Another key issue highlighted is the disproportionate targeting of those from disadvantaged socio-economic backgrounds, including Black and Minority Ethnic communities by law enforcement. We already know that Black communities are much more likely to be stopped and searched and arrested for drugs, with no justification for this in higher rates of drug use. The financial and other penalties enforced in all tiers will unfairly impact these communities, therefore adding to the institutional racism of drug law enforcement.

With each instance of drug possession, the consequences increase, however, there is little evidence demonstrating that the threat of punishment is a deterrent to drug use. So escalating penalties cannot be justified, especially for offences of simple possession. The white paper is based on the idea that sanctions will be ‘swift and certain’, but – with no additional investment in policing or the courts – there seems little reason to believe that the detection and punishment of drug offences will be any quicker or predictable than it is now.

Drug Science welcomes the opportunity for diversion for those caught in possession of drugs however this opportunity should be made available at all tiers – repeated drug possession may be a key indicator of a substance use problem, therefore a path out of criminal justice should be provided to people at all stages.

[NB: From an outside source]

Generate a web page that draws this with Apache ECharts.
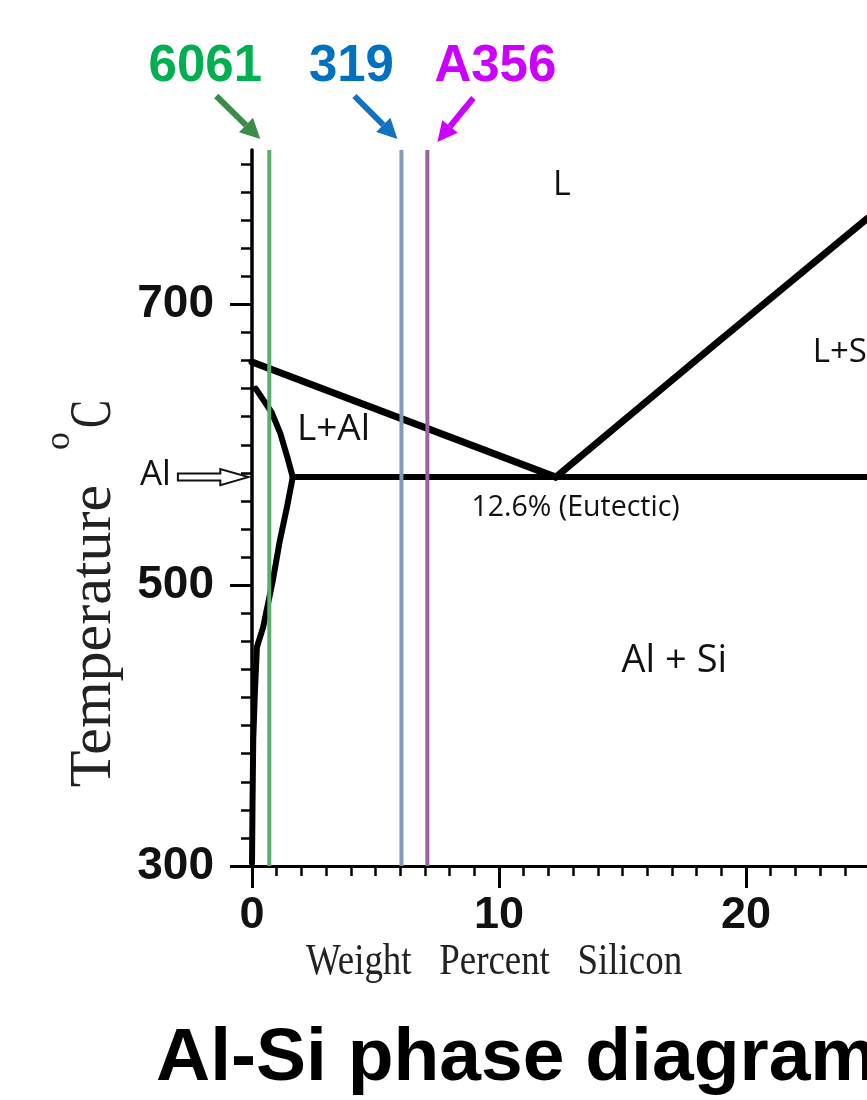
<!DOCTYPE html>
<html>
<head>
<meta charset="utf-8">
<script src="https://cdn.jsdelivr.net/npm/echarts@6/dist/echarts.min.js"></script>
<style>
html, body { margin: 0; padding: 0; background: #fff; }
#chart { width: 867px; height: 1100px; }
</style>
</head>
<body>
<div id="chart"></div>
<script>
// phase boundaries, [wt% Si, temperature C]
var liquidusAl = [[0, 659], [12.3, 577]];
var liquidusSi = [[12.3, 577], [18.5, 668], [24.9, 761]];
var eutecticLine = [[1.65, 577], [24.9, 577]];
var solidusAl = [[0.15, 640], [0.8, 623], [1.15, 608], [1.45, 590], [1.65, 577]];
var solvusAl = [[1.65, 577], [1.42, 556], [1.13, 532], [0.85, 504], [0.45, 470], [0.2, 456], [0.12, 425], [0.05, 390], [0.02, 342], [0, 302]];

// alloys marked on the diagram
var alloyNames = ['6061', '319', 'A356'];
var alloySi = [0.7, 6.05, 7.1];

// region labels
var regionText = ['L', 'L+Al', 'L+Si', '12.6% (Eutectic)', 'Al + Si'];
var regionSi = [12.55, 3.3, 22.7, 13.1, 17.1];
var regionTemp = [785, 611, 666, 555, 446];

// "Al" arrow on the temperature axis: from, to (wt% Si), temperature
var alArrow = [-3.0, -0.15, 577];

var xTicks = [0, 10, 20];
var yTicks = [300, 500, 700];
var xRange = [0, 24.9];
var yRange = [300, 810];

// styles
var alloyColor = ['#5aae6b', '#7f9bb8', '#9b62a0'];
var labelColor = ['#00b050', '#0070c0', '#cc00ff'];
var arrowColor = ['#3b8b4a', '#1470c0', '#cc00ff'];
// label centre, arrow start and arrow tip, px offsets from the top of each alloy line
var labelOffset = [[-64, -83], [-50, -83], [68, -83]];
var arrowFrom = [[-53, -54], [-47, -54], [46, -52]];
var arrowTo = [[-9, -11], [-4, -11], [10, -8]];
var regionFont = [34, 37, 33, 28.5, 38];

var serif = '"Liberation Serif", "Times New Roman", serif';
var sans = '"Liberation Sans", Arial, sans-serif';
var calib = '"Open Sans", "Noto Sans", sans-serif';

function phaseLine(data, w) {
    return {
        type: 'line',
        data: data,
        showSymbol: false,
        symbol: 'none',
        clip: false,
        z: 3,
        lineStyle: { color: '#000', width: w, cap: 'round', join: 'round' }
    };
}

function renderAlloy(params, api) {
    var i = api.value(1);
    var top = api.coord([api.value(0), yRange[1]]);
    var bot = api.coord([api.value(0), yRange[0]]);
    var from = [top[0] + arrowFrom[i][0], top[1] + arrowFrom[i][1]];
    var to = [top[0] + arrowTo[i][0], top[1] + arrowTo[i][1]];
    var dx = to[0] - from[0], dy = to[1] - from[1];
    var len = Math.sqrt(dx * dx + dy * dy);
    var ux = dx / len, uy = dy / len;
    var headLen = 20, headHalf = 10;
    var base = [to[0] - ux * headLen, to[1] - uy * headLen];
    return {
        type: 'group',
        children: [{
            type: 'line',
            shape: { x1: top[0], y1: top[1], x2: bot[0], y2: bot[1] },
            style: { stroke: alloyColor[i], lineWidth: 4 }
        }, {
            type: 'line',
            shape: { x1: from[0], y1: from[1], x2: base[0], y2: base[1] },
            style: { stroke: arrowColor[i], lineWidth: 6 }
        }, {
            type: 'polygon',
            shape: { points: [to, [base[0] - uy * headHalf, base[1] + ux * headHalf], [base[0] + uy * headHalf, base[1] - ux * headHalf]] },
            style: { fill: arrowColor[i] }
        }, {
            type: 'text',
            x: top[0] + labelOffset[i][0],
            y: top[1] + labelOffset[i][1],
            style: {
                text: alloyNames[i], fill: labelColor[i],
                font: 'bold 51px ' + sans, align: 'center', verticalAlign: 'middle'
            }
        }]
    };
}

function renderRegion(params, api) {
    var i = api.value(2);
    var p = api.coord([api.value(0), api.value(1)]);
    return {
        type: 'text',
        x: p[0], y: p[1],
        style: {
            text: regionText[i], fill: '#111',
            font: regionFont[i] + 'px ' + calib,
            align: i === 2 ? 'left' : 'center', verticalAlign: 'middle'
        }
    };
}

function renderAlArrow(params, api) {
    var a = api.coord([api.value(0), api.value(2)]);
    var b = api.coord([api.value(1), api.value(2)]);
    var y = a[1], hb = b[0] - 28;
    return {
        type: 'group',
        children: [{
            type: 'polygon',
            shape: { points: [[a[0], y - 3.5], [hb, y - 3.5], [hb, y - 8], [b[0], y], [hb, y + 8], [hb, y + 3.5], [a[0], y + 3.5]] },
            style: { fill: '#fff', stroke: '#111', lineWidth: 2 }
        }, {
            type: 'text',
            x: a[0] - 7, y: y - 2,
            style: { text: 'Al', fill: '#111', font: '35px ' + calib, align: 'right', verticalAlign: 'middle' }
        }]
    };
}

var chart = echarts.init(document.getElementById('chart'));
var option = {
    animation: false,
    backgroundColor: '#fff',
    grid: { left: 252, top: 150, right: 0, bottom: 234 },
    xAxis: {
        type: 'value',
        min: xRange[0],
        max: xRange[1],
        interval: xTicks[1] - xTicks[0],
        axisLine: { lineStyle: { color: '#000', width: 3 } },
        axisTick: { customValues: xTicks, length: 22, lineStyle: { color: '#000', width: 3 } },
        minorTick: { show: true, splitNumber: 10, length: 10, lineStyle: { color: '#000', width: 2.5 } },
        splitLine: { show: false },
        axisLabel: {
            customValues: xTicks, margin: 27, color: '#111',
            fontSize: 45, fontWeight: 'bold', fontFamily: sans
        }
    },
    yAxis: {
        type: 'value',
        min: yRange[0],
        max: yRange[1],
        interval: yTicks[1] - yTicks[0],
        axisLine: { lineStyle: { color: '#000', width: 3.5 } },
        axisTick: { customValues: yTicks, length: 22, lineStyle: { color: '#000', width: 3 } },
        minorTick: { show: true, splitNumber: 10, length: 11, lineStyle: { color: '#000', width: 2.5 } },
        splitLine: { show: false },
        axisLabel: {
            customValues: yTicks, margin: 38, color: '#111',
            fontSize: 46, fontWeight: 'bold', fontFamily: sans
        }
    },
    graphic: [{
        type: 'text', x: 94, y: 636, rotation: Math.PI / 2,
        style: { text: 'Temperature', fill: '#222', font: '60px ' + serif, align: 'center', verticalAlign: 'middle' }
    }, {
        type: 'text', x: 60, y: 441, rotation: Math.PI / 2,
        style: { text: 'o', fill: '#222', font: '36px ' + serif, align: 'center', verticalAlign: 'middle' }
    }, {
        type: 'text', x: 94, y: 414, rotation: Math.PI / 2, scaleX: 0.7,
        style: { text: 'C', fill: '#222', font: '60px ' + serif, align: 'center', verticalAlign: 'middle' }
    }, {
        type: 'text', x: 494, y: 962, scaleX: 0.82,
        style: { text: 'Weight   Percent   Silicon', fill: '#222', font: '45px ' + serif, align: 'center', verticalAlign: 'middle' }
    }, {
        type: 'text', x: 156, y: 1059,
        style: { text: 'Al-Si phase diagram', fill: '#000', font: 'bold 75px ' + sans, align: 'left', verticalAlign: 'middle' }
    }],
    series: [
        phaseLine(liquidusAl, 7),
        phaseLine(liquidusSi, 7),
        phaseLine(eutecticLine, 6),
        phaseLine(solidusAl, 6),
        phaseLine(solvusAl, 6),
        {
            type: 'custom',
            renderItem: renderAlloy,
            clip: false,
            z: 5,
            data: alloySi.map(function (v, i) { return [v, i]; })
        },
        {
            type: 'custom',
            renderItem: renderRegion,
            clip: false,
            z: 4,
            data: regionSi.map(function (v, i) { return [v, regionTemp[i], i]; })
        },
        {
            type: 'custom',
            renderItem: renderAlArrow,
            clip: false,
            z: 4,
            data: [alArrow]
        }
    ]
};
chart.setOption(option);
</script>
</body>
</html>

The criminalisation of drug possession can limit people’s employment prospects, their ability to volunteer, work in schools, and travel. The penalties proposed by this White Paper appear to far outweigh the offence of simple possession, not only negatively impacting the individual, but their families and society as a whole.

Instead, Drug Science suggests that focus should be shifted investment into liaison and diversion schemes and assertive outreach to support those with a substance use disorder.

Overall Drug Science felt that many of the paper’s proposals were not based on scientific evidence and are unlikely to improve health outcomes. A number of the suggestions appear likely to exacerbate existing discrimination within the criminal justice system, and many of the penalties seem excessive responses to simple possession.